Displacement Activity
It is often a good idea to read the catalogue essay before you view the exhibition. Sometimes, being able to ‘get’ the basic ideas behind an artist’s works can immediately amplify the rewards of seeing them. In David Garner’s case, however, you should look at the exhibition first. The trouble with Garner’s works (from a catalogue essayist’s point of view) is that they speak from themselves. As soon as you begin to pick apart the threads of significance in these works, to describe the references that may be discernible within them, you also begin to reduce them to one fixed interpretation, whereas they are open to many others.
Garner works from his studio in a small town in the mining valleys of South East Wales, the region in which he was born.
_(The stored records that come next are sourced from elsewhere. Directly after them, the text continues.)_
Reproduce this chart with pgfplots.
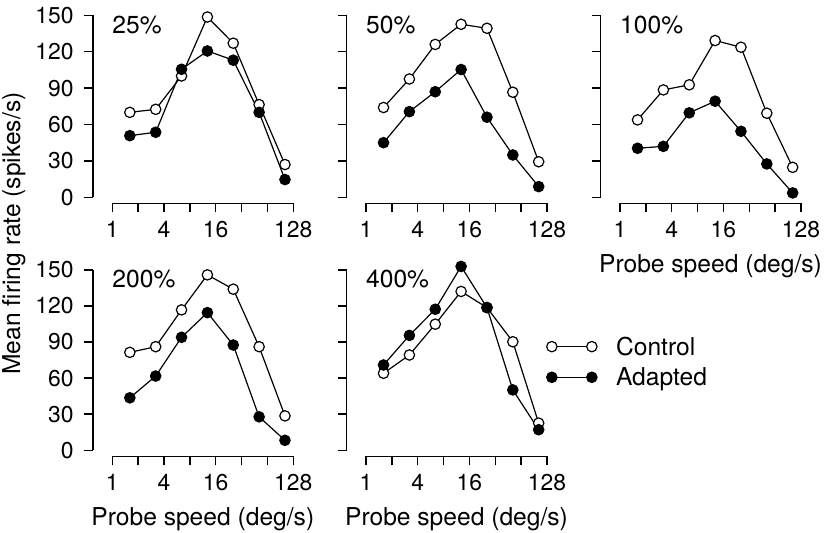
\documentclass[border=0pt]{standalone}
\usepackage{pgfplots}
\pgfplotsset{compat=1.18}
\usepackage{fontspec}
\setmainfont{TeX Gyre Heros}
\newcommand{\tickf}{\fontsize{23}{23}\selectfont}
\newcommand{\bigf}{\fontsize{24.7}{24.7}\selectfont}
% x values are log2 of probe speed (1.6, 3.2, 6.4, 12.8, 25.6, 51.2, 102.4 deg/s)
\pgfplotsset{
  rstyle/.style={
    scale only axis, width=181bp,
    xmin=0, xmax=7, ymin=0, ymax=150,
    anchor=south west,
    axis lines=left, axis line style={-, line width=1.5bp, black},
    axis x line shift=6bp, axis y line shift=19.5bp,
    tick align=outside, major tick length=9bp,
    tick style={line width=1.5bp, black},
    xtick={0,1,2,3,4,5,6,7},
    xticklabels={1,,4,,16,,,128},
    ytick={0,30,60,90,120,150},
    yticklabels={0,30,60,90,120,150},
    ticklabel style={font=\tickf, inner sep=0pt},
    xticklabel style={yshift=-9bp},
    yticklabel style={xshift=-10bp},
    clip=false,
  },
  nolab/.style={yticklabels={}},
  ctrl/.style={black, line width=1.2bp, mark=*, mark size=5.2bp,
    mark options={fill=white, solid, line width=1.2bp}},
  adpt/.style={black, line width=1.2bp, mark=*, mark size=5.2bp,
    mark options={fill=black, solid, line width=1.2bp}},
}
\tikzset{
  panel/.style={anchor=base west, inner sep=0pt, yshift=-18bp, font=\bigf},
  xlab/.style={anchor=base, inner sep=0pt, yshift=-75.5bp, font=\bigf},
}
\begin{document}
\begin{tikzpicture}
\useasboundingbox (0,0) rectangle (827bp,533bp);
% 25%
\begin{axis}[rstyle, at={(112.3bp,335.7bp)}, height=182bp]
\addplot[ctrl] coordinates {(0.678,70) (1.678,72.5) (2.678,100) (3.678,148.6) (4.678,127) (5.678,76.4) (6.678,27)};
\addplot[adpt] coordinates {(0.678,50.8) (1.678,53.6) (2.678,105.5) (3.678,120.6) (4.678,113) (5.678,70) (6.678,14.6)};
\node[panel] at (rel axis cs:0,1) {25\%};
\end{axis}
% 50%
\begin{axis}[rstyle, nolab, at={(366bp,335.7bp)}, height=182bp]
\addplot[ctrl] coordinates {(0.678,74) (1.678,97.5) (2.678,126) (3.678,142.6) (4.678,139.3) (5.678,86.6) (6.678,29.3)};
\addplot[adpt] coordinates {(0.678,45) (1.678,70.6) (2.678,87) (3.678,105.3) (4.678,66) (5.678,34.9) (6.678,8.8)};
\node[panel] at (rel axis cs:0,1) {50\%};
\end{axis}
% 100%
\begin{axis}[rstyle, nolab, at={(620bp,335.7bp)}, height=182bp]
\addplot[ctrl] coordinates {(0.678,63.8) (1.678,88.5) (2.678,92.7) (3.678,129.2) (4.678,123.7) (5.678,69.3) (6.678,24.7)};
\addplot[adpt] coordinates {(0.678,40.4) (1.678,42) (2.678,69.6) (3.678,79.2) (4.678,54.4) (5.678,27.5) (6.678,3.6)};
\node[panel] at (rel axis cs:0,1) {100\%};
\node[xlab] at (rel axis cs:0.5,0) {Probe speed (deg/s)};
\end{axis}
% 200%
\begin{axis}[rstyle, at={(112.3bp,82.7bp)}, height=180.5bp]
\addplot[ctrl] coordinates {(0.678,81.4) (1.678,86.1) (2.678,116.7) (3.678,145.8) (4.678,133.9) (5.678,86.1) (6.678,28.6)};
\addplot[adpt] coordinates {(0.678,43.6) (1.678,61.7) (2.678,93.9) (3.678,114.4) (4.678,87.5) (5.678,27.8) (6.678,8.3)};
\node[panel] at (rel axis cs:0,1) {200\%};
\node[xlab] at (rel axis cs:0.5,0) {Probe speed (deg/s)};
\end{axis}
% 400%
\begin{axis}[rstyle, nolab, at={(366bp,82.7bp)}, height=180.5bp,
  legend image code/.code={\draw[#1] plot coordinates {(0bp,0bp) (40bp,0bp)};},
  legend cell align=left,
  legend style={at={(axis description cs:0.997,0.49)}, anchor=west, draw=none, fill=none,
    font=\bigf, row sep=11bp, column sep=19bp, inner sep=0pt, nodes={inner sep=0pt}}]
\addplot[ctrl] coordinates {(0.678,64) (1.678,79.2) (2.678,104.8) (3.678,132) (4.678,118.6) (5.678,90.2) (6.678,22.6)};
\addlegendentry{Control}
\addplot[adpt] coordinates {(0.678,70.9) (1.678,95.5) (2.678,117.2) (3.678,152.8) (4.678,118.6) (5.678,50.2) (6.678,17.1)};
\addlegendentry{Adapted}
\node[panel] at (rel axis cs:0,1) {400\%};
\node[xlab] at (rel axis cs:0.5,0) {Probe speed (deg/s)};
\end{axis}
\node[rotate=90, anchor=base, inner sep=0pt, font=\bigf] at (20bp,299.5bp) {Mean firing rate (spikes/s)};
\end{tikzpicture}
\end{document}
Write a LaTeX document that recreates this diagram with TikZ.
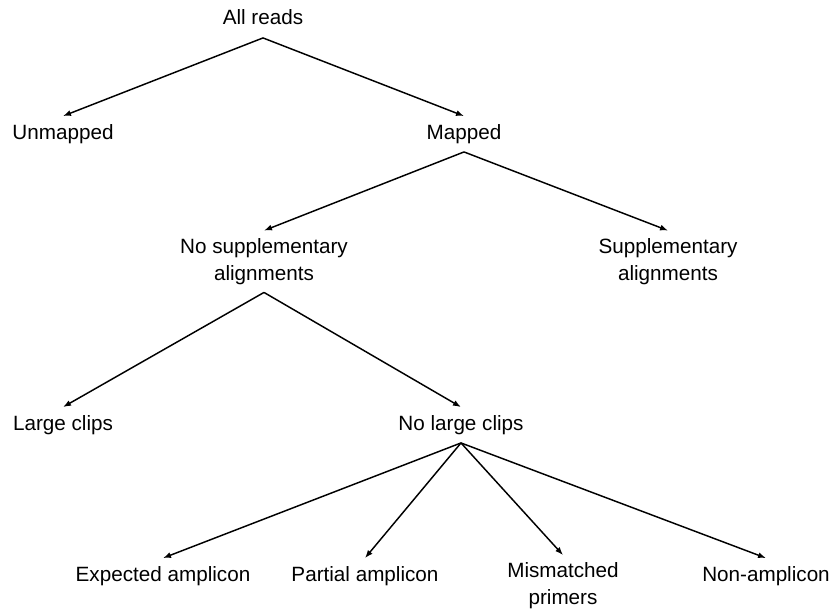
\documentclass[tikz,border=0pt]{standalone}
\usepackage{fontspec}
\setmainfont{Liberation Sans}
\usetikzlibrary{arrows.meta}
\begin{document}
\begin{tikzpicture}[x=0.75pt,y=-0.75pt,
  lbl/.style={font=\fontsize{15.5}{20.3}\selectfont, align=center, inner xsep=0pt, inner ysep=6pt,
    text height=11pt, text depth=3.5pt},
  lbltwo/.style={font=\fontsize{15.5}{20.3}\selectfont, align=center, inner sep=0pt,
    minimum height=46pt},
  arr/.style={-{Latex[length=6pt,width=4.5pt]}, line width=1.1pt}]
\useasboundingbox (0,0) rectangle (834,610);
\node[lbl] (all) at (263,20) {All reads};
\node[lbl] (unm) at (63,134) {Unmapped};
\node[lbl] (map) at (464,134) {Mapped};
\node[lbltwo] (nsa) at (264,261.5) {No supplementary\\alignments};
\node[lbltwo] (sa) at (668,261.5) {Supplementary\\alignments};
\node[lbl] (lc) at (63,425) {Large clips};
\node[lbl] (nlc) at (461,425) {No large clips};
\node[lbl] (exp) at (163,576) {Expected amplicon};
\node[lbl] (par) at (365,576) {Partial amplicon};
\node[lbltwo] (mis) at (563,586) {Mismatched\\primers};
\node[lbl] (non) at (766,576) {Non-amplicon};
\draw[arr] (all.south) -- (unm.north);
\draw[arr] (all.south) -- (map.north);
\draw[arr] (map.south) -- (nsa.north);
\draw[arr] (map.south) -- (sa.north);
\draw[arr] (nsa.south) -- (lc.north);
\draw[arr] (nsa.south) -- (nlc.north);
\draw[arr] (nlc.south) -- (exp.north);
\draw[arr] (nlc.south) -- (par.north);
\draw[arr] (nlc.south) -- (mis.north);
\draw[arr] (nlc.south) -- (non.north);
\end{tikzpicture}
\end{document}
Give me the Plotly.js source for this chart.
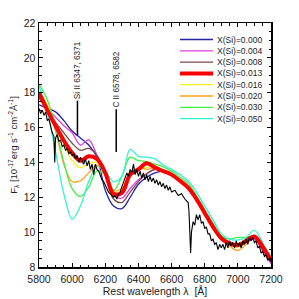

He studied art in Newport and Cardiff, and in 1981 he left for London to study at the Royal College of Art, during which time he was awarded a scholarship to work in the studio run by the RCA in Paris. But he subsequently returned to the place of his upbringing, where he is raising a family and teaching art at a local college. Whenever possible now Garner employs local firms or individuals to make things which will be incorporated in his work, or to solve practical problems for him. It is a small matter perhaps, but indicative of his wish to re-root his praxis within this region, now enervated by the loss of the mining industry. He has an international perspective both on world affairs and on the art world. But at the same time he savours the relative isolation of his situation as a professional artist, distancing himself from the frenzied manoeuvring of metropolitan artists for short-term celebrity status.
Garner makes prominent use of ‘found’ objects in his work- that is to say, he re-presents in his work things taken from the real world, without significantly altering them. The first works by Garner to incorporate ‘found’ objects date from about seven years ago. They featured accumulations of workmen’s protective apparel- boots, gloves, helmets- redolent of the moribund coal mining industry. Subsequent works incorporated moving parts such as toy trains, and iconic stuffed animals. Some of these works reflected upon specific events from the history of Wales, others derived from personal events such as the death of his father from pneumoconiosis.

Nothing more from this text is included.